Why. Kebabs are amazing.
(I know why but…like…kebabs tho.)
They haven’t thought their ideas through, and yet have invested deeply in the idea of their own brilliance. I’ve yet to encounter a libertarian with an internally-consistent model of how shit will work without a government that performs more than national security functions, and I’ve yet to encounter a libertarian who could handle being questioned on the logical and practical inconsistencies.
It comes down to this: Most of the world isn’t libertarian. So to be libertarian, you have to believe that you know something that most people don’t. How is that? How is it that you, as a hypothetical libertarian, know something that most of the world doesn’t? The easiest answer is that you are just smarter than everyone else (you’ll hear libertarians talk about “sheeple”), which has the benefit of appealing to a person with a massive ego and/or an entitlement complex.

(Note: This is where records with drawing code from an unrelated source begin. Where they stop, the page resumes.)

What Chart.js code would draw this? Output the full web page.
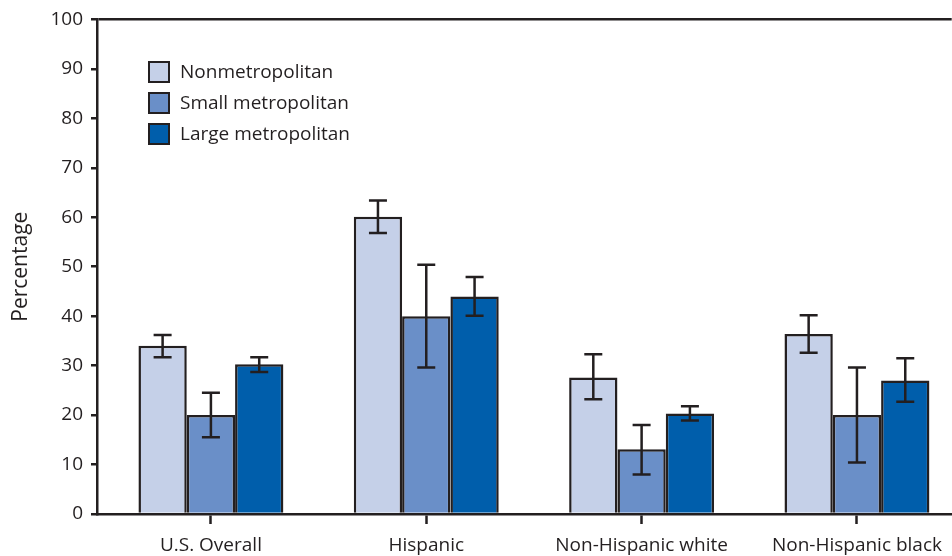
<!DOCTYPE html>
<html>
<head>
<meta charset="utf-8">
<script src="https://cdn.jsdelivr.net/npm/chart.js@4/dist/chart.umd.min.js"></script>
<style>
  html, body { margin: 0; padding: 0; background: #fff; overflow: hidden; }
  #wrap { width: 952px; height: 556px; }
</style>
</head>
<body>
<div id="wrap"><canvas id="chart" width="952" height="556"></canvas></div>
<script>
// Categories and series values (percent)
const categories = ['U.S. Overall', 'Hispanic', 'Non-Hispanic white', 'Non-Hispanic black'];
const seriesNames = ['Nonmetropolitan', 'Small metropolitan', 'Large metropolitan'];

const nonmetro      = [34.0, 60.1, 27.6, 36.4];
const nonmetroLow   = [31.7, 56.8, 23.2, 32.6];
const nonmetroHigh  = [36.2, 63.4, 32.3, 40.2];

const smallMetro     = [20.0, 40.0, 13.1, 20.0];
const smallMetroLow  = [15.5, 29.6, 8.0, 10.4];
const smallMetroHigh = [24.5, 50.4, 18.0, 29.6];

const largeMetro     = [30.3, 44.0, 20.3, 27.0];
const largeMetroLow  = [28.7, 40.1, 18.9, 22.7];
const largeMetroHigh = [31.7, 47.9, 21.8, 31.5];

const yTicks = [0, 10, 20, 30, 40, 50, 60, 70, 80, 90, 100];

const FONT = '"Open Sans", "DejaVu Sans", sans-serif';
const INK = '#231f20';

function toPoints(values) {
    return values.map((v, i) => ({ x: i, y: v }));
}

// Error bars drawn on top of each bar
const errorBars = {
    id: 'errorBars',
    afterDatasetsDraw(chart) {
        const ctx = chart.ctx;
        const yScale = chart.scales.y;
        ctx.save();
        ctx.strokeStyle = INK;
        ctx.lineWidth = 2.5;
        chart.data.datasets.forEach((ds, di) => {
            const meta = chart.getDatasetMeta(di);
            meta.data.forEach((bar, i) => {
                const x = bar.x;
                const top = yScale.getPixelForValue(ds.errHigh[i]);
                const bottom = yScale.getPixelForValue(ds.errLow[i]);
                ctx.beginPath();
                ctx.moveTo(x, top);
                ctx.lineTo(x, bottom);
                ctx.moveTo(x - 9, top);
                ctx.lineTo(x + 9, top);
                ctx.moveTo(x - 9, bottom);
                ctx.lineTo(x + 9, bottom);
                ctx.stroke();
            });
        });
        ctx.restore();
    }
};

// Vertical legend inside the plot
const insideLegend = {
    id: 'insideLegend',
    afterDraw(chart) {
        const ctx = chart.ctx;
        ctx.save();
        ctx.font = '19px ' + FONT;
        ctx.textBaseline = 'middle';
        chart.data.datasets.forEach((ds, i) => {
            const cy = 72 + i * 31;
            ctx.fillStyle = ds.backgroundColor;
            ctx.fillRect(149, cy - 10, 20, 20);
            ctx.strokeStyle = INK;
            ctx.lineWidth = 2;
            ctx.strokeRect(149, cy - 10, 20, 20);
            ctx.fillStyle = INK;
            ctx.fillText(ds.label, 180, cy + 1);
        });
        ctx.restore();
    }
};

const ctx = document.getElementById('chart').getContext('2d');
new Chart(ctx, {
    type: 'bar',
    data: {
        datasets: [
            {
                label: seriesNames[0],
                data: toPoints(nonmetro),
                errLow: nonmetroLow,
                errHigh: nonmetroHigh,
                backgroundColor: '#c5d0e8',
                borderColor: INK,
                borderWidth: 2.5
            },
            {
                label: seriesNames[1],
                data: toPoints(smallMetro),
                errLow: smallMetroLow,
                errHigh: smallMetroHigh,
                backgroundColor: '#6a8fc8',
                borderColor: INK,
                borderWidth: 2.5
            },
            {
                label: seriesNames[2],
                data: toPoints(largeMetro),
                errLow: largeMetroLow,
                errHigh: largeMetroHigh,
                backgroundColor: '#005eab',
                borderColor: INK,
                borderWidth: 2.5
            }
        ]
    },
    options: {
        responsive: false,
        animation: false,
        devicePixelRatio: 1,
        categoryPercentage: 0.673,
        barPercentage: 1.0,
        layout: { padding: { top: 19, right: 0, left: 0, bottom: 0 } },
        plugins: {
            legend: { display: false },
            tooltip: { enabled: false }
        },
        scales: {
            x: {
                type: 'linear',
                min: -0.529,
                max: 3.44,
                offset: false,
                afterBuildTicks: (scale) => {
                    scale.ticks = categories.map((c, i) => ({ value: i }));
                },
                afterFit: (scale) => { scale.height = 42; },
                ticks: {
                    callback: (v) => categories[v],
                    color: INK,
                    font: { family: FONT, size: 19 },
                    padding: 10,
                    maxRotation: 0,
                    autoSkip: false
                },
                grid: {
                    offset: false,
                    drawOnChartArea: false,
                    drawTicks: true,
                    tickLength: 10,
                    tickColor: INK,
                    tickWidth: 2.5
                },
                border: { color: INK, width: 2.5 }
            },
            y: {
                min: 0,
                max: 100,
                afterBuildTicks: (scale) => {
                    scale.ticks = yTicks.map(v => ({ value: v }));
                },
                afterFit: (scale) => { scale.width = 97; },
                ticks: {
                    color: INK,
                    font: { family: FONT, size: 19 },
                    padding: 8
                },
                grid: {
                    color: (c) => (c.tick && c.tick.value === 100 ? INK : 'rgba(0,0,0,0)'),
                    lineWidth: 2.5,
                    drawTicks: true,
                    tickLength: 6,
                    tickColor: INK,
                    tickWidth: 2.5
                },
                border: { color: INK, width: 2.5 },
                title: {
                    display: true,
                    text: 'Percentage',
                    color: INK,
                    font: { family: FONT, size: 21 },
                    padding: { top: 8, bottom: 6 }
                }
            }
        }
    },
    plugins: [errorBars, insideLegend]
});
</script>
</body>
</html>
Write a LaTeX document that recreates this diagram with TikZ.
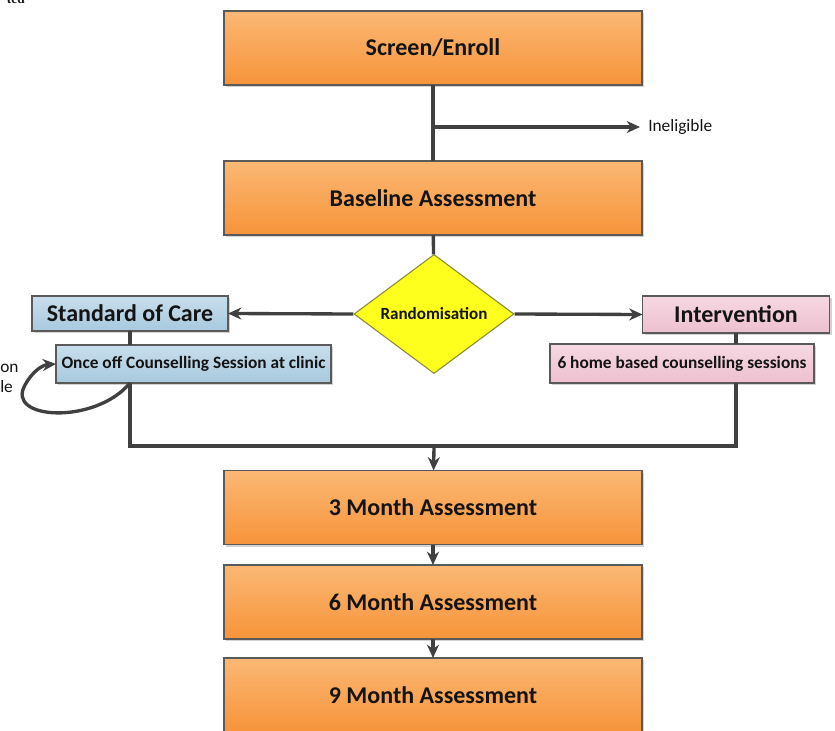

Pointing out that the libertarian model has fundamental flaws that render it an unfixable hot mess therefore calls into question the incredible brilliance of the libertarians who hold those ideas, and they can’t take that. They melt down, because you’re saying that they aren’t actually as smart as they assume (and thereby challenging their very identity as a person), but doing it in the subtext rather than in words. Subtext is difficult to refute. A truly intelligent person versed in logic will know how to draw the subtext into text, but libertarians are not that, so they can’t. They just dissolve instead.
Who the hell doesn’t like kebabs?!? Holy hell.

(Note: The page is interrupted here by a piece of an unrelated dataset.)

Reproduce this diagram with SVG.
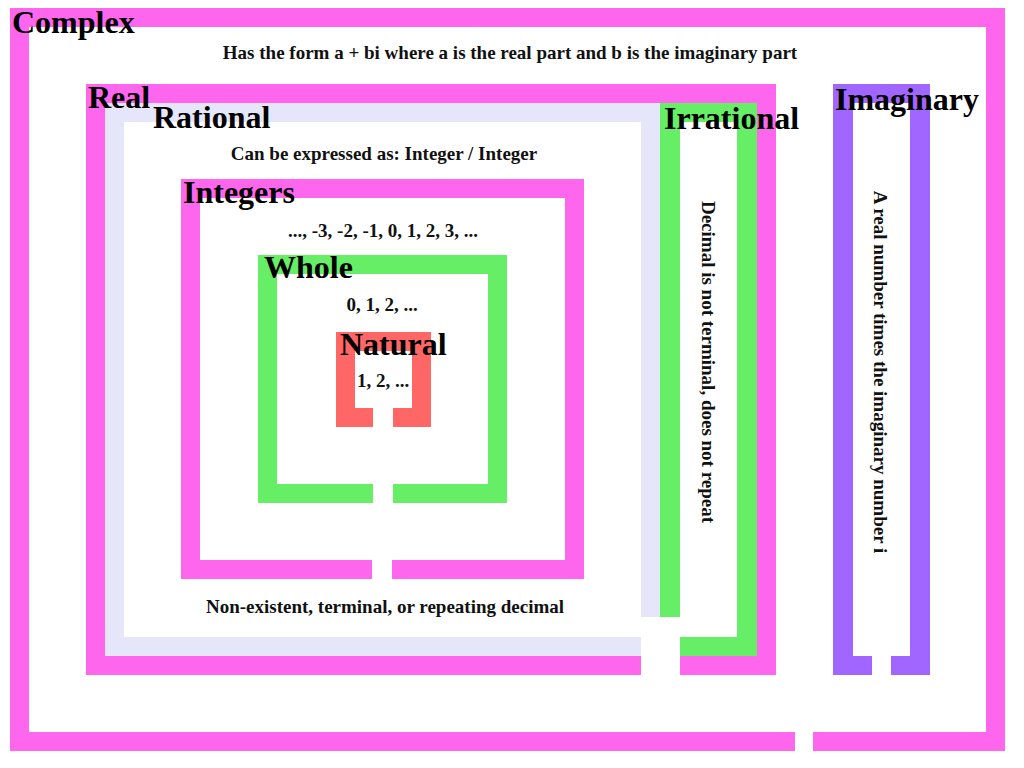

Kebabs are from the Middle East plus, I think this might actually be a stereotype, maybe? But the French are super proud of their food and look down on most non-French cuisine so, I mean, it’s mostly racism.
Unless you’re being facetious then I’m sorry for explaining something you already know.
@Jack
No, I understand the racism driving it, but damn…
@WWTH:
So once you’re done watching a gymnastics live stream, you’re going to watch a mental gymnastics live stream?
(Er, okay, I’m stretching “live stream” a bit, I just wanted to make some sort of joke.)